The Unguarded Hour is a 1936 American drama film directed by Sam Wood and starring Loretta Young and Franchot Tone. In England, a prominent young prosecutor in a murder trial is unaware that his wife is involved.

It is based on Bernard Merivale's 1935 play The Unguarded Hour, an adaptation of an earlier Hungarian work by Ladislas Fodor. Some changes were made from the play in order to heighten the drama, including having the heroine as the elusive witness in connection with the trial. The film's set designs were overseen by Cedric Gibbons, assisted by Edwin B. Willis and Joseph Wright. Dolly Tree designed the costumes.

Plot
Barrister Sir Alan Dearden is tipped to be Britain's next and youngest ever Attorney General. Shortly before he leaves for holiday on the Continent, his wife Helen is approached by a man claiming to have love letters written by her husband to his own estranged wife. Although these pre-date their marriage, Lady Helen worries that scandal would ruin her husband's career and reluctantly agrees to pay the blackmail demand of £2,000. The following day, she draws the money out of the bank and meets the blackmailer in Dover, eventually leaving the money on the White Cliffs.
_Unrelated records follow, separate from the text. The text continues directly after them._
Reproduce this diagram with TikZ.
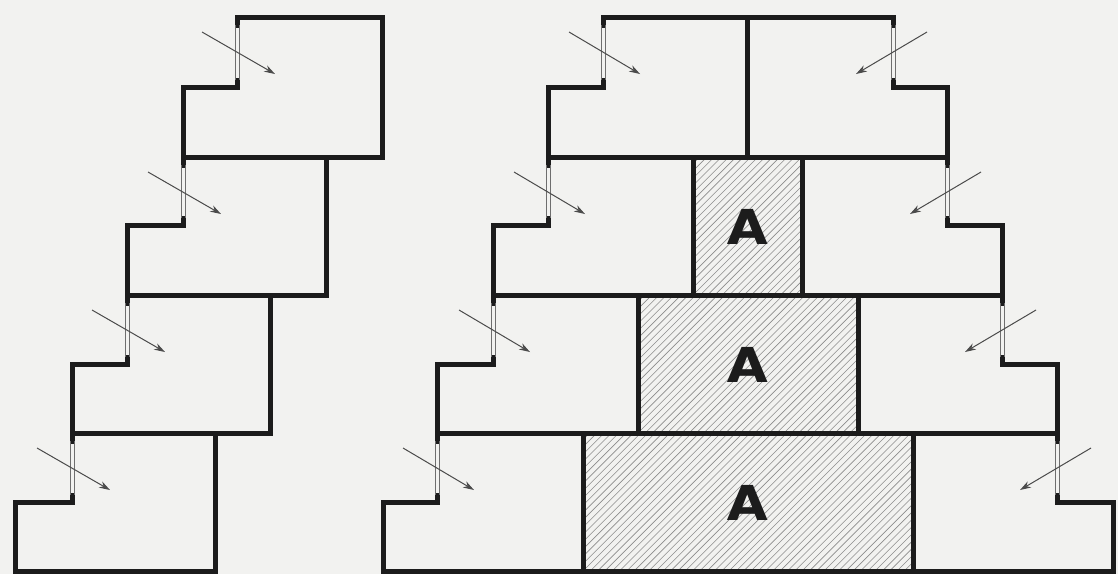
\documentclass[tikz,border=0pt]{standalone}
\usepackage{fontspec}
\newfontfamily\afont{Poppins}
\usetikzlibrary{arrows.meta}
\definecolor{bgc}{RGB}{242,242,240}
\definecolor{wallc}{RGB}{28,28,28}
\definecolor{winc}{RGB}{110,110,110}
\definecolor{arrc}{RGB}{75,75,75}
\definecolor{hatchc}{RGB}{140,140,140}
\begin{document}
\begin{tikzpicture}[x=1pt,y=-1pt,
  wall/.style={line width=5pt, draw=wallc, line join=miter, line cap=rect},
  win/.style={line width=0.6pt, draw=winc},
  arr/.style={line width=1pt, draw=arrc, -{Stealth[length=11pt,width=7pt]}},
  hatchline/.style={line width=0.6pt, draw=hatchc},
  letterA/.style={font=\afont\bfseries\fontsize{50}{50}\selectfont, text=wallc, inner sep=0pt, xscale=1.15}
]
\fill[bgc] (0,0) rectangle (1118,574);
\useasboundingbox (0,0) rectangle (1118,574);

% ---------- left column ----------
\foreach \w/\sl/\r/\t/\s/\b in {237/183/382/17/87/157, 183/127/326/157/225/295, 127/72/270/295/364/433, 72/15/215/433/502/571}
{
  \draw[wall] (\w,\t+8) -- (\w,\t) -- (\r,\t) -- (\r,\b) -- (\sl,\b) -- (\sl,\s) -- (\w,\s) -- (\w,\s-7);
  \draw[win] (\w-2,\t+8) -- (\w-2,\s-7) (\w+2,\t+8) -- (\w+2,\s-7);
  \coordinate (la) at (\w-35,\t+15);
  \coordinate (lb) at (\w+38,\t+57);
  \draw[arr] (la) -- (lb);
}

% ---------- right block: hatched cores ----------
\foreach \xa/\ya/\xb/\yb in {693/157/802/295, 638/295/858/433, 583/433/913/571}
{
  \begin{scope}
    \clip (\xa,\ya) rectangle (\xb,\yb);
    \foreach \i in {-50,...,50}
      \draw[hatchline] (\xa+\i*7.3,\yb) -- ++(200,-200);
  \end{scope}
}

% outer outline pieces
\draw[wall] (603,25) -- (603,17) -- (893,17) -- (893,25);
\foreach \w/\so/\s/\b in {603/548/87/157, 548/493/225/295, 493/437/364/433}
  \draw[wall] (\w,\s-7) -- (\w,\s) -- (\so,\s) -- (\so,\b+8);
\foreach \w/\so/\s/\b in {893/947/87/157, 947/1002/225/295, 1002/1057/364/433}
  \draw[wall] (\w,\s-7) -- (\w,\s) -- (\so,\s) -- (\so,\b+8);
\draw[wall] (437,495) -- (437,502) -- (383,502) -- (383,571) -- (1113,571) -- (1113,502) -- (1057,502) -- (1057,495);

% windows and arrows
\foreach \w/\t/\s in {603/17/87, 548/157/225, 493/295/364, 437/433/502}
{
  \draw[win] (\w-2,\t+8) -- (\w-2,\s-7) (\w+2,\t+8) -- (\w+2,\s-7);
  \coordinate (ra) at (\w-34,\t+15);
  \coordinate (rb) at (\w+37,\t+57);
  \draw[arr] (ra) -- (rb);
}
\foreach \w/\t/\s in {893/17/87, 947/157/225, 1002/295/364, 1057/433/502}
{
  \draw[win] (\w-2,\t+8) -- (\w-2,\s-7) (\w+2,\t+8) -- (\w+2,\s-7);
  \coordinate (ra) at (\w+34,\t+15);
  \coordinate (rb) at (\w-37,\t+57);
  \draw[arr] (ra) -- (rb);
}

% interior walls
\draw[wall] (548,157) -- (947,157);
\draw[wall] (493,295) -- (1002,295);
\draw[wall] (437,433) -- (1057,433);
\draw[wall] (747,17) -- (747,157);
\draw[wall] (693,157) -- (693,295) (802,157) -- (802,295);
\draw[wall] (638,295) -- (638,433) (858,295) -- (858,433);
\draw[wall] (583,433) -- (583,571) (913,433) -- (913,571);

% letters
\node[letterA] (a2) at (748,227) {A};
\node[letterA] (a3) at (748,365) {A};
\node[letterA] (a4) at (748,503) {A};
\end{tikzpicture}
\end{document}
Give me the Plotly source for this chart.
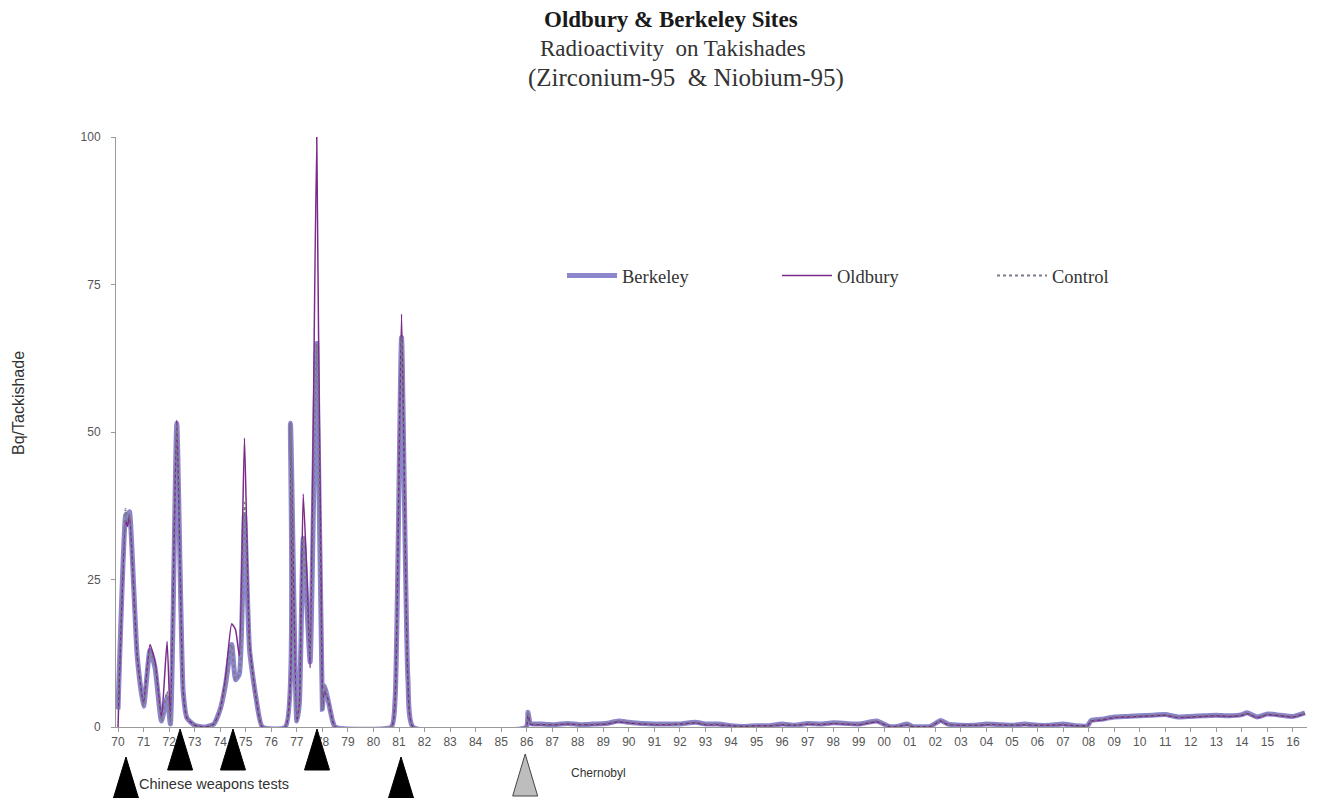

While she is recovering the love letters, she sees a middle-aged man warning his wife not to go too near the edge.

She is enjoying her holiday with her husband when he is urgently called back to London to take over a murder case at the Old Bailey. A man named Metford stands accused of pushing his wife over a cliff. A shocked Helen realises that she is the key witness in the case but elects to remain silent. During cross-examination, Dearden hounds Metford over his claims that there was a female witness who saw him warning his wife to take care by pointing out a nationwide hunt has not produced this supposed witness. Helen does what she can to persuade her husband that Metford is innocent and that people often make poor witnesses when they are telling the truth, but he is unmoved.

Then, during the trial, Dearden is approached by his former flame —- encouraged by her estranged husband —- who demands blackmail money from him. When shortly afterwards she is found murdered, Scotland Yard investigate and find suspicion is pointed at Dearden. While he has a genuine excuse of how she spent the "unguarded hour", his story sounds as unbelievable as Metford's.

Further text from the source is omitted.